2024.06.28
5月7日、パリ2024オリンピックに出場するバスケットボール女子日本代表(FIBAランキング9位)が強化合宿の練習を公開した。
日本代表は4月30日にWリーグ優勝メンバーの町田瑠唯、宮澤夕貴(ともに富士通レッドウェーブ)、オリンピック世界最終予選で活躍した髙田真希、赤穂ひまわり(デンソーアイリス)ら候補選手23名を発表し、5月6日から都内で合宿をスタート。この日は練習に参加している選手たちを4つのグループに分け、軽めの調整が行われた。

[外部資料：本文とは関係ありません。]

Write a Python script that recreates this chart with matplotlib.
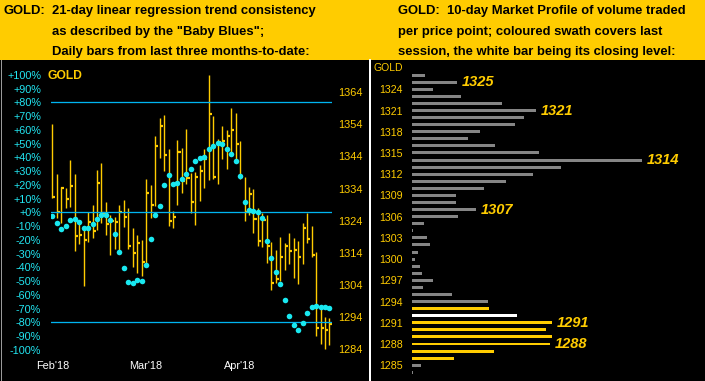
import matplotlib
matplotlib.use('Agg')
import matplotlib.pyplot as plt
from matplotlib.patches import Rectangle
from matplotlib.lines import Line2D
import numpy as np

plt.rcParams['font.family'] = ['Liberation Sans', 'DejaVu Sans']

W, H, DPI = 705, 381, 100

# ---------------- data: left chart (daily bars) ----------------
bar_high = [1354.1, 1338.5, 1334.4, 1334.1, 1342.9, 1338.5, 1323.4, 1322.1, 1326.8, 1328.9,
            1339.8, 1341.9, 1329.7, 1325.8, 1325.3, 1328.9, 1330.4, 1327.9, 1321.6, 1319.5,
            1318.0, 1337.0, 1335.1, 1350.4, 1355.9, 1356.9, 1346.2, 1327.0, 1349.1, 1346.5,
            1352.6, 1338.8, 1339.3, 1341.4, 1346.2, 1369.4, 1356.6, 1349.3, 1353.5, 1352.3,
            1359.0, 1357.4, 1348.8, 1337.7, 1334.6, 1333.9, 1327.9, 1326.3, 1325.8, 1317.3,
            1314.9, 1318.8, 1317.0, 1320.1, 1318.5, 1317.7, 1323.2, 1326.5, 1322.3, 1314.4,
            1297.0, 1293.9, 1293.6]
bar_low = [1331.0, 1324.7, 1323.2, 1327.9, 1328.4, 1314.7, 1316.7, 1303.7, 1317.5, 1318.5,
           1321.1, 1323.2, 1319.5, 1313.3, 1315.1, 1314.4, 1322.1, 1315.1, 1309.7, 1307.6,
           1306.8, 1309.9, 1324.7, 1328.6, 1343.6, 1339.6, 1322.3, 1321.8, 1328.9, 1332.7,
           1335.3, 1326.3, 1322.7, 1330.2, 1334.3, 1336.7, 1336.9, 1335.4, 1343.1, 1340.1,
           1344.7, 1342.6, 1336.9, 1323.9, 1325.8, 1320.3, 1316.2, 1315.9, 1310.9, 1302.4,
           1304.7, 1305.3, 1308.6, 1310.5, 1306.3, 1304.3, 1310.5, 1317.2, 1312.8, 1288.1,
           1285.6, 1284.0, 1285.3]
bar_close = [1331.5, 1326.8, 1334.1, 1330.7, 1334.9, 1319.3, 1319.6, 1318.0, 1323.7, 1320.9,
             1335.8, 1326.3, 1322.9, 1324.0, 1323.7, 1326.8, 1325.3, 1316.2, 1314.0, 1317.0,
             1311.0, 1332.7, 1328.9, 1347.3, 1353.5, 1344.5, 1323.9, 1325.3, 1345.5, 1336.4,
             1337.2, 1329.9, 1337.5, 1339.6, 1343.3, 1357.1, 1337.7, 1348.6, 1348.9, 1350.4,
             1352.3, 1347.9, 1337.7, 1326.8, 1332.4, 1324.6, 1317.8, 1324.2, 1316.2, 1304.7,
             1305.9, 1312.8, 1316.1, 1314.6, 1314.9, 1312.8, 1321.8, 1318.3, 1313.4, 1290.5,
             1290.5, 1290.0, 1291.8]
baby_blues = [-2.5, -7.5, -11.9, -9.7, -5.6, -4.9, -6.8, -11.2, -11.2, -8.5,
              -4.6, -1.7, -2.0, -5.6, -15.5, -28.6, -40.3, -50.5, -51.2, -49.2,
              -49.7, -38.1, -19.4, -1.7, 4.8, 19.9, 27.1, 20.6, 21.5, 24.5,
              27.9, 31.7, 37.6, 39.7, 40.2, 46.3, 48.5, 50.2, 49.9, 46.3,
              42.4, 37.6, 26.4, 7.7, 1.7, 0.9, 0.5, -3.9, -20.9, -33.0,
              -43.2, -51.9, -63.5, -75.4, -81.7, -85.4, -80.5, -73.2, -68.9, -68.1,
              -68.9, -68.9, -69.4]
month_idx = [0, 21, 42]
month_labels = ["Feb'18", "Mar'18", "Apr'18"]
pct_ticks = list(range(100, -101, -10))
pct_labels = [('+%d%%' % v) if v >= 0 else ('%d%%' % v) for v in pct_ticks]
price_ticks = [1364, 1354, 1344, 1334, 1324, 1314, 1304, 1294, 1284]
band_levels = [80, 0, -80]

# ---------------- data: right chart (market profile) ----------------
profile_levels = list(range(1326, 1283, -1))
profile_volume = [13, 45, 21, 49, 90, 124, 112, 103, 68, 56,
                  83, 127, 230, 149, 121, 94, 72, 44, 44, 64,
                  46, 12, 1, 15, 18, 6, 3, 8, 10, 21,
                  11, 40, 76, 77, 105, 140, 134, 140, 138, 82,
                  42, 9, 1]
profile_kind = ['g'] * 33 + ['y', 'w', 'y', 'y', 'y', 'y', 'y', 'y', 'g', 'g']
profile_callouts = [1325, 1321, 1314, 1307, 1291, 1288]
profile_ticks = [1324, 1321, 1318, 1315, 1312, 1309, 1306, 1303, 1300, 1297, 1294, 1291, 1288, 1285]

# ---------------- styles ----------------
GOLD = '#FFCC00'
CYAN_DOT = '#19E8F0'
CYAN_TXT = '#22E6F2'
CYAN_LINE = '#00B4F0'
GRAY = '#858585'
kind_color = {'g': GRAY, 'y': GOLD, 'w': '#FFFFFF'}
PX = 72.0 / DPI  # points per pixel

fig = plt.figure(figsize=(W / DPI, H / DPI), dpi=DPI, facecolor='black')


def rect(x0, y0, x1, y1):
    return [x0 / W, 1 - y1 / H, (x1 - x0) / W, (y1 - y0) / H]


def fx(x):
    return x / W


def fy(y):
    return 1 - y / H


# header
fig.add_artist(Rectangle((0, fy(60)), 1, 60 / H, transform=fig.transFigure,
                         facecolor=GOLD, edgecolor='none', zorder=0))
hdr = dict(fontsize=9.4, fontweight='bold', color='black', va='baseline', ha='left')
fig.text(fx(3.5), fy(14), 'GOLD:', **hdr)
for i, line in enumerate(['21-day linear regression trend consistency',
                          'as described by the "Baby Blues";',
                          'Daily bars from last three months-to-date:']):
    fig.text(fx(51.7), fy(14 + 20.5 * i), line, **hdr)
for i, line in enumerate(['GOLD:  10-day Market Profile of volume traded',
                          'per price point; coloured swath covers last',
                          'session, the white bar being its closing level:']):
    fig.text(fx(397.5), fy(14 + 20.5 * i), line, **hdr)

# frame lines
fig.add_artist(Line2D([fx(0.5), fx(0.5)], [0, fy(60)], transform=fig.transFigure,
                      color='#9A9A9A', lw=1 * PX))
fig.add_artist(Line2D([fx(369.5), fx(369.5)], [0, fy(60)], transform=fig.transFigure,
                      color='white', lw=2 * PX))

# ---------------- left chart ----------------
n = len(bar_high)
xs = np.arange(n)
ax = fig.add_axes(rect(50.5, 60, 331.5, 355))
ax.set_facecolor('black')
ax.set_xlim(-0.40, 62.46)
ax.set_ylim(1282.16, 1374.06)
ax.vlines(xs, bar_low, bar_high, color=GOLD, lw=1.4 * PX)
ax.hlines(bar_close, xs, xs + 0.7, color=GOLD, lw=2.2 * PX)

ax2 = ax.twinx()
ax2.set_ylim(-103.8, 110.76)
for lv in band_levels:
    ax2.axhline(lv, color=CYAN_LINE, lw=1.3 * PX)
ax2.plot(xs, baby_blues, ls='none', marker='o', ms=4.0, color=CYAN_DOT, mec=CYAN_DOT, mew=0)
ax2.yaxis.tick_left()
ax2.set_yticks(pct_ticks)
ax2.set_yticklabels(pct_labels)
ax2.tick_params(axis='y', length=0, pad=9.5 * PX, labelcolor=CYAN_TXT, labelsize=7.8)
for s in ax2.spines.values():
    s.set_visible(False)

ax.yaxis.tick_right()
ax.set_yticks(price_ticks)
ax.set_yticklabels([str(p) for p in price_ticks])
ax.tick_params(axis='y', length=0, pad=6.5 * PX, labelcolor=GOLD, labelsize=7.9)
ax.set_xticks(month_idx)
ax.set_xticklabels(month_labels)
ax.tick_params(axis='x', length=0, pad=4.2, labelcolor='white', labelsize=7.8)
for s in ax.spines.values():
    s.set_visible(False)

fig.text(fx(48), fy(76), 'GOLD', fontsize=8.7, fontweight='bold', color=GOLD,
         va='center', ha='left')

# ---------------- right chart ----------------
axr = fig.add_axes(rect(412, 60, 705, 381))
axr.set_facecolor('black')
axr.set_xlim(0, 293)
axr.set_ylim(1282.77, 1328.14)
axr.barh(profile_levels, profile_volume, height=0.42,
         color=[kind_color[k] for k in profile_kind], edgecolor='none')
axr.set_yticks(profile_ticks)
axr.set_yticklabels([str(p) for p in profile_ticks])
axr.tick_params(axis='y', length=0, pad=9.5 * PX, labelcolor=GOLD, labelsize=7.7)
axr.set_xticks([])
for s in axr.spines.values():
    s.set_visible(False)
vol_of = dict(zip(profile_levels, profile_volume))
for lv in profile_callouts:
    axr.annotate(str(lv), (vol_of[lv], lv), xytext=(5 * PX, 0), textcoords='offset points',
                 ha='left', va='center', fontsize=10.5, fontweight='bold',
                 fontstyle='italic', color=GOLD)
fig.text(fx(373), fy(68), 'GOLD', fontsize=7.5, color=GOLD, va='center', ha='left')

fig.savefig('out.png', dpi=DPI, facecolor='black')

今回のメンバー構成について、メディアの取材に応じた恩塚亨ヘッドコーチは、OQT前から掲げているチームコンセプト“走り勝つシューター軍団”に沿って「オリンピックで金メダルを取るために日本の強みを最大限発揮する戦いができるメンバーを呼びました」と説明。選手選考のポイントとして「走り勝つシューター軍団を表現できる選手。ワールドクラスの強みを持った選手を呼んでいるので、それを発揮してもらう。もう一つのテーマとして、能力を持った“集団”として戦うこと。協力して互いにいいところを発揮しあえる、そういう個の要素の強みが流れを作って、相乗効果を発揮できる。そういうことでも貢献できる選手。あとは、総力戦をゲームの序盤から最後まで発揮できる“しつこさ”を持った選手が選考のポイントになってくる」と語った。

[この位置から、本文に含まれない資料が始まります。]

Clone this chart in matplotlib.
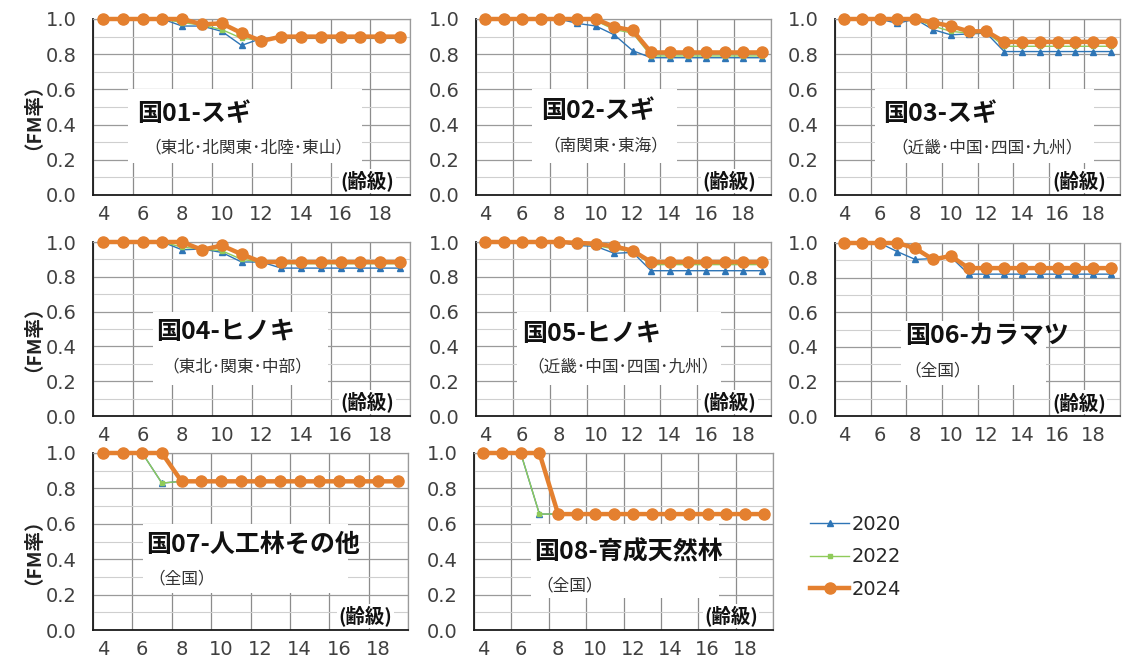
import numpy as np
import matplotlib
matplotlib.use("Agg")
import matplotlib.pyplot as plt
from matplotlib.patches import Rectangle
from matplotlib.ticker import MultipleLocator, FixedLocator

JP = ["Noto Sans CJK JP", "DejaVu Sans"]

# age classes on the x axis
age = np.arange(4, 20)
xticks = [4, 6, 8, 10, 12, 14, 16, 18]

# FM rate by age class, one list per panel and survey year
p01_2020 = [1, 1, 1, 1, 0.96, 0.96, 0.93, 0.85, 0.89] + [0.89] * 7
p01_2022 = [1, 1, 1, 1, 0.98, 0.965, 0.94, 0.89, 0.88] + [0.895] * 7
p01_2024 = [1, 1, 1, 1, 1, 0.97, 0.975, 0.92, 0.875] + [0.90] * 7

p02_2020 = [1, 1, 1, 1, 1, 0.975, 0.96, 0.91, 0.82] + [0.78] * 7
p02_2022 = [1, 1, 1, 1, 1, 1, 0.99, 0.94, 0.92] + [0.79] * 7
p02_2024 = [1, 1, 1, 1, 1, 1, 1.0, 0.955, 0.935] + [0.81] * 7

p03_2020 = [1, 1, 1, 0.975, 1, 0.94, 0.91, 0.915, 0.92] + [0.815] * 7
p03_2022 = [1, 1, 1, 1, 1, 0.96, 0.93, 0.92, 0.925] + [0.845] * 7
p03_2024 = [1, 1, 1, 1, 1, 0.98, 0.96, 0.93, 0.93] + [0.87] * 7

p04_2020 = [1, 1, 1, 1, 0.955, 0.96, 0.94, 0.885, 0.885] + [0.85] * 7
p04_2022 = [1, 1, 1, 1, 0.97, 0.96, 0.95, 0.90, 0.885] + [0.875] * 7
p04_2024 = [1, 1, 1, 1, 1, 0.955, 0.98, 0.93, 0.885] + [0.885] * 7

p05_2020 = [1, 1, 1, 1, 1, 0.98, 0.975, 0.935, 0.94] + [0.835] * 7
p05_2022 = [1, 1, 1, 1, 1, 0.99, 0.98, 0.96, 0.945] + [0.87] * 7
p05_2024 = [1, 1, 1, 1, 1, 0.995, 0.99, 0.975, 0.95] + [0.885] * 7

p06_2020 = [1, 1, 1, 0.95, 0.905, 0.91, 0.92] + [0.82] * 9
p06_2022 = [1, 1, 1, 1, 0.96, 0.905, 0.92] + [0.85] * 9
p06_2024 = [1, 1, 1, 1, 0.97, 0.905, 0.925] + [0.855] * 9

p07_2020 = [1, 1, 1, 0.83] + [0.84] * 12
p07_2022 = [1, 1, 1, 0.83] + [0.84] * 12
p07_2024 = [1, 1, 1, 1] + [0.84] * 12

p08_2020 = [1, 1, 1, 0.655] + [0.655] * 12
p08_2022 = [1, 1, 1, 0.655] + [0.655] * 12
p08_2024 = [1, 1, 1, 1] + [0.655] * 12

titles = ["国01-スギ", "国02-スギ", "国03-スギ", "国04-ヒノキ",
          "国05-ヒノキ", "国06-カラマツ", "国07-人工林その他", "国08-育成天然林"]
regions = ["（東北･北関東･北陸･東山）", "（南関東･東海）", "（近畿･中国･四国･九州）",
           "（東北･関東･中部）", "（近畿･中国･四国･九州）", "（全国）", "（全国）", "（全国）"]
series = [
    (p01_2020, p01_2022, p01_2024), (p02_2020, p02_2022, p02_2024),
    (p03_2020, p03_2022, p03_2024), (p04_2020, p04_2022, p04_2024),
    (p05_2020, p05_2022, p05_2024), (p06_2020, p06_2022, p06_2024),
    (p07_2020, p07_2022, p07_2024), (p08_2020, p08_2022, p08_2024),
]
years = ["2020", "2022", "2024"]

# axes rectangles in pixels: left, top, right, bottom
W, H = 1128, 657
boxes_px = [
    (93, 19, 410, 195), (476, 19, 771, 195), (835, 19, 1120, 195),
    (93, 242, 410, 416), (476, 242, 771, 416), (835, 243, 1120, 416),
    (93, 453, 408, 630), (474, 453, 773, 630),
]
# white label panel (x0, x1, y0, y1 in axes fraction), title x, title y, region x, region y
label_layout = [
    (0.11, 0.85, 0.18, 0.60, 0.14, 0.46, 0.49, 0.27),
    (0.19, 0.68, 0.18, 0.60, 0.22, 0.48, 0.44, 0.28),
    (0.14, 0.91, 0.18, 0.60, 0.17, 0.46, 0.535, 0.265),
    (0.19, 0.74, 0.18, 0.60, 0.20, 0.48, 0.455, 0.28),
    (0.14, 0.83, 0.18, 0.60, 0.155, 0.47, 0.50, 0.28),
    (0.23, 0.74, 0.18, 0.55, 0.245, 0.46, 0.36, 0.26),
    (0.16, 0.81, 0.21, 0.60, 0.17, 0.48, 0.28, 0.29),
    (0.19, 0.82, 0.18, 0.60, 0.20, 0.44, 0.32, 0.25),
]

c2020 = "#2E75B6"
c2022 = "#8FCB5A"
c2024 = "#E4802F"

fig = plt.figure(figsize=(W / 100, H / 100), dpi=100)

handles = []
for i, (l, t, r, b) in enumerate(boxes_px):
    ax = fig.add_axes([l / W, 1 - b / H, (r - l) / W, (b - t) / H])
    ax.set_xlim(3.5, 19.5)
    ax.set_ylim(0, 1.0)

    ax.yaxis.set_minor_locator(MultipleLocator(0.1))
    ax.xaxis.set_major_locator(FixedLocator(xticks))
    ax.xaxis.set_minor_locator(FixedLocator(np.arange(3.5, 20, 2)))
    ax.set_xticklabels([str(v) for v in xticks])
    ax.set_yticks(np.arange(0, 1.01, 0.2))
    ax.set_yticklabels([f"{v:.1f}" for v in np.arange(0, 1.01, 0.2)])
    ax.tick_params(which="both", length=0, labelsize=14, colors="#404040", pad=7)
    ax.tick_params(axis="y", pad=12)

    ax.grid(which="minor", axis="x", color="#8C8C8C", lw=0.9)
    ax.grid(which="major", axis="y", color="#9A9A9A", lw=0.9)
    ax.grid(which="minor", axis="y", color="#CFCFCF", lw=0.8)
    ax.set_axisbelow(True)
    for s in ["top", "right"]:
        ax.spines[s].set_color("#9A9A9A")
        ax.spines[s].set_linewidth(0.9)
    for s in ["left", "bottom"]:
        ax.spines[s].set_color("#1A1A1A")
        ax.spines[s].set_linewidth(1.3)

    x0, x1, y0, y1, tx, ty, rx, ry = label_layout[i]
    ax.add_patch(Rectangle((x0, y0), x1 - x0, y1 - y0, transform=ax.transAxes,
                           fc="white", ec="none", zorder=1.5))
    ax.text(tx, ty, titles[i], transform=ax.transAxes, family=JP, fontsize=18,
            fontweight="bold", color="#111111", ha="left", va="center", zorder=6)
    ax.text(rx, ry, regions[i], transform=ax.transAxes, family=JP, fontsize=12,
            color="#333333", ha="center", va="center", zorder=6)
    ax.text(0.95, 0.08, "(齢級)", transform=ax.transAxes, family=JP, fontsize=14,
            fontweight="bold", color="#111111", ha="right", va="center", zorder=6,
            bbox=dict(fc="white", ec="none", pad=1))

    s20, s22, s24 = series[i]
    h1, = ax.plot(age, s20, color=c2020, lw=1.0, marker="^", ms=4, clip_on=False, zorder=3)
    h2, = ax.plot(age, s22, color=c2022, lw=1.0, marker="s", ms=3, clip_on=False, zorder=3.5)
    h3, = ax.plot(age, s24, color=c2024, lw=3.2, marker="o", ms=8, clip_on=False, zorder=4)
    handles = [h1, h2, h3]

    if i in (0, 3, 6):
        ax.set_ylabel("（FM率）", family=JP, fontsize=14, fontweight="bold",
                      color="#222222")
        ax.yaxis.set_label_coords(-0.19, 0.5)

fig.legend(handles, years, loc="upper left", bbox_to_anchor=(0.703, 0.243),
           frameon=False, fontsize=14, handlelength=2.0, handletextpad=0.1,
           labelspacing=0.7, labelcolor="#262626")

fig.savefig("out.png", dpi=100, facecolor="white")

2月末に行われたOQTでは、スペイン、ハンガリー、カナダといった強豪と同組になりながら、格上を破ってパリ五輪出場権を勝ち取った。今回の合宿にもOQTのメンバーが参加しているものの、恩塚HCは「OQTで五輪出場権を獲得したメンバーに感謝とリスペクトもある。ただ、勝つための選択をするのが私の仕事。可能性がある選手たちを見て、オリンピックで勝つ可能性を1パーセントでも上げていくのが、いま頑張ってくれている選手たちに対してできる一番誠実な向き合い方」と、代表選考に臨む思いを明かした。
現在はチームに「いまはリカバリーしつつ、五輪で強みを最大化するためのスクリプト(台本)をチームに落とし込んでいる状況」だといい、「プレー選択を無意識に瞬間的にできるように、体の芯に入りこむように取り組んでいる。戦術を『どうするんだっけ』と考えていては相手をやっつけることはできない。習慣化して無意識な感覚をもって、闘争本能につなげていくということを大事にしていく」と理想のチーム像へ近づくための取り組みを重ねている。
五輪本番はアメリカ(1位)、ベルギー(5位)、ドイツ(19位)と同じ“死の組”に入ったが、「過激なことをしてなんとかしようというのではなくて、小さな課題を解決して大きな目標を手に取りたいと考えています。例えばアメリカはトランジションが男子並みに速いですが、自分たちのオフェンスの終わり方、シュートのセレクション、リバウンドなどでコントロールできるところがある。一つのプレーでいかに優位に立てるかを私たちはつかんでいるので、それをやり切れるようにいまトレーニングしています」と、頂点への道筋を描いた。
今後はオリンピック本番までに非公開試合を含め10試合程度の実戦を重ねていく方針。すでに開催が公表されている6月20日と21日に行われるオーストラリア戦は“仮想ベルギー”の重要な実戦機会となる。
OQTでも“死の組”を勝ち抜いたものの、「オリンピックで金メダルを取るには不十分なところがある。課題をチームで共有して、最高に成長した姿でオリンピックに臨めるように、持っているもので最強の戦い方ができるようにやっていく」と指揮官。2カ月半後の大舞台へ、サバイバルがスタートした。